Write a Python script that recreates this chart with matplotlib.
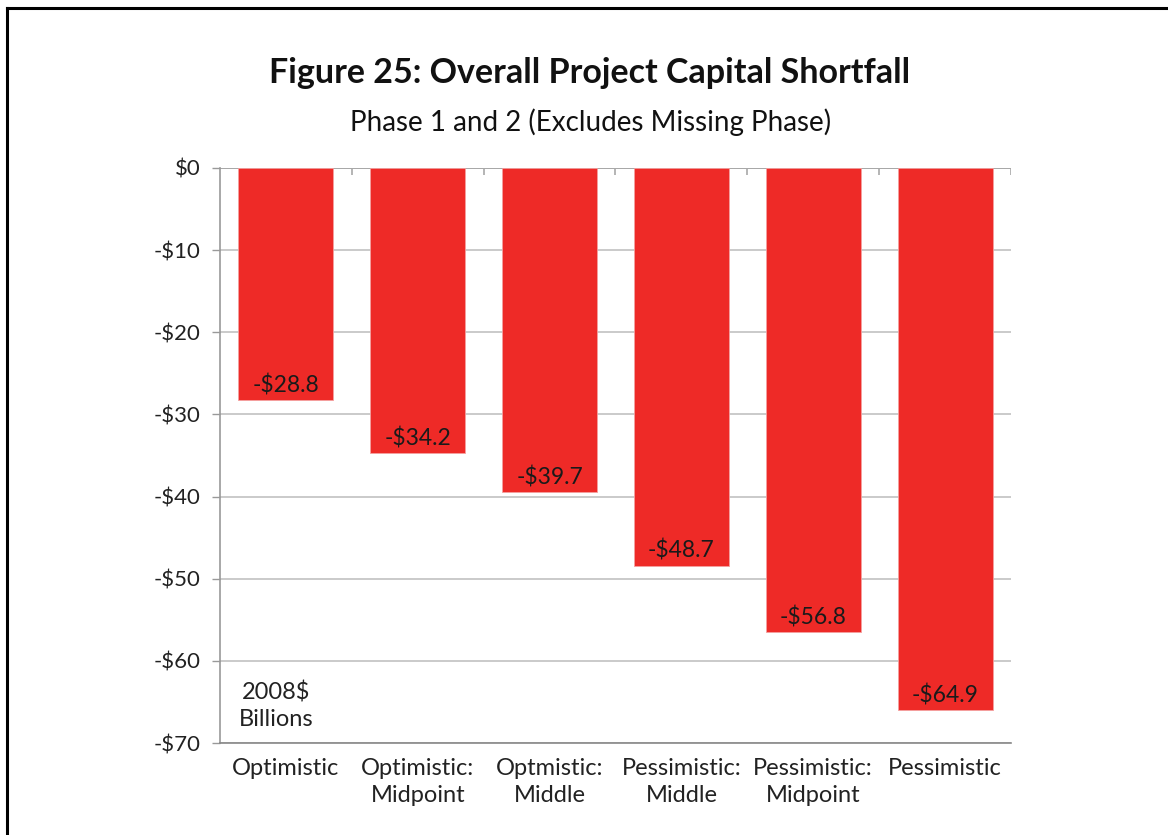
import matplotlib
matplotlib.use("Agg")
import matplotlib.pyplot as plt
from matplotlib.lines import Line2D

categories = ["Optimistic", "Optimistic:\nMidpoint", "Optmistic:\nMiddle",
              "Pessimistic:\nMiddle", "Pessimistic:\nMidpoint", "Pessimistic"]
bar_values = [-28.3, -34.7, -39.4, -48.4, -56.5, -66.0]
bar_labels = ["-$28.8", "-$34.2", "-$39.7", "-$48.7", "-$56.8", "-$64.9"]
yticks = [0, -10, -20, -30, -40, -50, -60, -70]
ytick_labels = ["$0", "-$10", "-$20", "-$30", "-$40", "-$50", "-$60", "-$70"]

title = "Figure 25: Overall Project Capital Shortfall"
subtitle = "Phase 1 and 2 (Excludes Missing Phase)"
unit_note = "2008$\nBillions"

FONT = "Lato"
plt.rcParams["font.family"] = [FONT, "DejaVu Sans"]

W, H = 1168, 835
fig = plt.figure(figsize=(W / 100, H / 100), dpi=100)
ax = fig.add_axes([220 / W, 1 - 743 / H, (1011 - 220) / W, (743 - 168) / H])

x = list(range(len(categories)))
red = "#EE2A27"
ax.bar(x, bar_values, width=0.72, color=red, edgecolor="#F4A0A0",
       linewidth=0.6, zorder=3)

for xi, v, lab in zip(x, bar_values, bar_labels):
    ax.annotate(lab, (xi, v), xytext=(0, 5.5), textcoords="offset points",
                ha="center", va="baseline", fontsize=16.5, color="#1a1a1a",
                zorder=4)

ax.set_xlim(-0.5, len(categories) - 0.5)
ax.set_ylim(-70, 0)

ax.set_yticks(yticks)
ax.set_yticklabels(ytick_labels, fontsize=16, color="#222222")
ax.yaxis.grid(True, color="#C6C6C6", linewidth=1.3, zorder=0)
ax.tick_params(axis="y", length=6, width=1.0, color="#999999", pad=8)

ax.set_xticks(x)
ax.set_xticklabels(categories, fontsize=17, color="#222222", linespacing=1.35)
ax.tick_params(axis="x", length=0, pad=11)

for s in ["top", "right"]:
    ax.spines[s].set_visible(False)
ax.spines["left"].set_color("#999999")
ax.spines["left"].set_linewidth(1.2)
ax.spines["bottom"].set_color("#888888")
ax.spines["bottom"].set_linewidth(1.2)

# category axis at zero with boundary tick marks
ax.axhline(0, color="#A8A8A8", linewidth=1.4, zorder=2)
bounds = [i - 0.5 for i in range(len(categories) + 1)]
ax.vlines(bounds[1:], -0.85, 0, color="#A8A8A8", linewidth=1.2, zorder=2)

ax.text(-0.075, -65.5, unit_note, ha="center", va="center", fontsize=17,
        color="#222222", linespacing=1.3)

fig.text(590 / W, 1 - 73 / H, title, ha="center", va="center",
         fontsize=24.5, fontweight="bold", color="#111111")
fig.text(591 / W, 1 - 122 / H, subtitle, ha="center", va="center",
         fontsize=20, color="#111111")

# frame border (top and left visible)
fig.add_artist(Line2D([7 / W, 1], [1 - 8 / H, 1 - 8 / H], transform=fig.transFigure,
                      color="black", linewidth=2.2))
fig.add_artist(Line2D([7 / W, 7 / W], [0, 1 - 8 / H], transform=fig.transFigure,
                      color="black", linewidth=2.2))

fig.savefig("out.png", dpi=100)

====

Report all lines of the material that contain the word "with".

Write a Python script that recreates this chart with matplotlib.
# category axis at zero with boundary tick marks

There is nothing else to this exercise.